(Written exercise):
Gather, from the data below, each line in which the word "this" occurs.
::: Provided data
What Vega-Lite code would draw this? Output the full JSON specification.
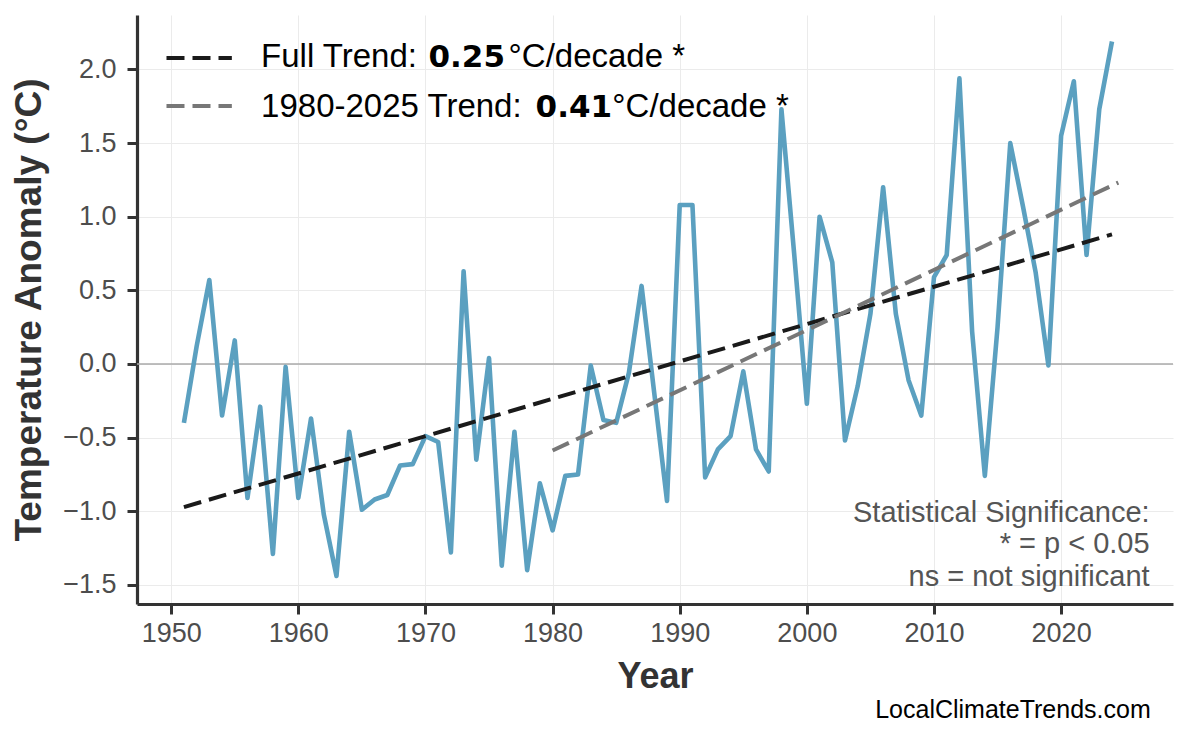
::::::
::: Provided data
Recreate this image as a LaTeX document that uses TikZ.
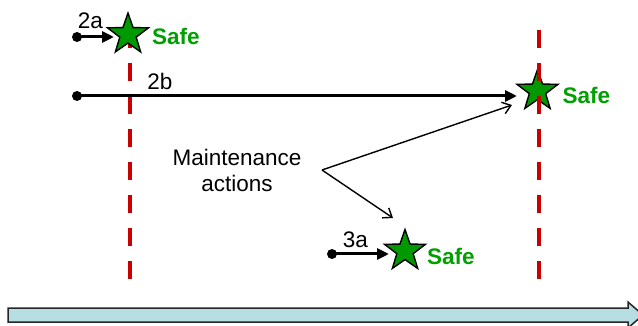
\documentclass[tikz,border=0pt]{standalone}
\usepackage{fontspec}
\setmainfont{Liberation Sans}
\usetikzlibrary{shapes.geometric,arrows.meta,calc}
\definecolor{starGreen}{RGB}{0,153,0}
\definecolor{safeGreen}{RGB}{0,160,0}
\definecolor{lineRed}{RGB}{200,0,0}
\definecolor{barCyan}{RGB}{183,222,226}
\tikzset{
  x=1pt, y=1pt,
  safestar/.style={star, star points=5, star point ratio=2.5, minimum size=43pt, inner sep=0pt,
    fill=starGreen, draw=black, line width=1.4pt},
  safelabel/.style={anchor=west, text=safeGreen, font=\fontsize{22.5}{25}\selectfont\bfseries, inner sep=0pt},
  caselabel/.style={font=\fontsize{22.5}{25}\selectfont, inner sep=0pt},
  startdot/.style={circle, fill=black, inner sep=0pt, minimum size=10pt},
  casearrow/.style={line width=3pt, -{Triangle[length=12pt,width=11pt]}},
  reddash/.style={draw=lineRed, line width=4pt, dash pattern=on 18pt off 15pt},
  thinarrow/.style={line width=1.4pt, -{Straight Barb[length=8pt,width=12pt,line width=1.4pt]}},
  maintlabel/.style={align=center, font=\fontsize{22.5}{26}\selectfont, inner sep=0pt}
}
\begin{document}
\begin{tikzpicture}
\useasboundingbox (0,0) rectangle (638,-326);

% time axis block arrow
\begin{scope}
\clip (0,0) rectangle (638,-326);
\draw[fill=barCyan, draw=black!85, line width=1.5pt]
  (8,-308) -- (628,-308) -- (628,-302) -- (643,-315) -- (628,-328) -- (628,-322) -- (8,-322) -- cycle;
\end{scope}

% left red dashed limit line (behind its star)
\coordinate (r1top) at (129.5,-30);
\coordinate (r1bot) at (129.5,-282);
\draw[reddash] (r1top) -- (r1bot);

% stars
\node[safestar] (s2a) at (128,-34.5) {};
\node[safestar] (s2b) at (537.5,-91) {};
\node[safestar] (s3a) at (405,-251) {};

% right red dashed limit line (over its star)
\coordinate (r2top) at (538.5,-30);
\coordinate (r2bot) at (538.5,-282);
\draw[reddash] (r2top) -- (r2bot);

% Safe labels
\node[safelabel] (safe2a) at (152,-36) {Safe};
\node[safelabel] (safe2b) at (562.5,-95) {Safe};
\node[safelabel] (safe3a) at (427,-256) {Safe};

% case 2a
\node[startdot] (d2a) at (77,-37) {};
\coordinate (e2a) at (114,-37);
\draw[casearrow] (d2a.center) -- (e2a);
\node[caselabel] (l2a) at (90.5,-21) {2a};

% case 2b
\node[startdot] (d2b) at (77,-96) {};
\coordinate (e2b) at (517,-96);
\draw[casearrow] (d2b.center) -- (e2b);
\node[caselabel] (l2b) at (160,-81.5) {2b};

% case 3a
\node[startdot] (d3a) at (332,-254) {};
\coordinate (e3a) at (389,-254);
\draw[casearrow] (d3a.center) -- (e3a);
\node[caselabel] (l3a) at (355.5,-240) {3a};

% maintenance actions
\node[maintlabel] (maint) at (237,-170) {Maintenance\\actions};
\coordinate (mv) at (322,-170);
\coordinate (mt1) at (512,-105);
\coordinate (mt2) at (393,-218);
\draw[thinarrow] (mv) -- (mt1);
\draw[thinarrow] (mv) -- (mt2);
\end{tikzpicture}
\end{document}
::::::
(Completed exercise):
What Vega-Lite code would draw this? Output the full JSON specification.
Recreate this image as a LaTeX document that uses TikZ.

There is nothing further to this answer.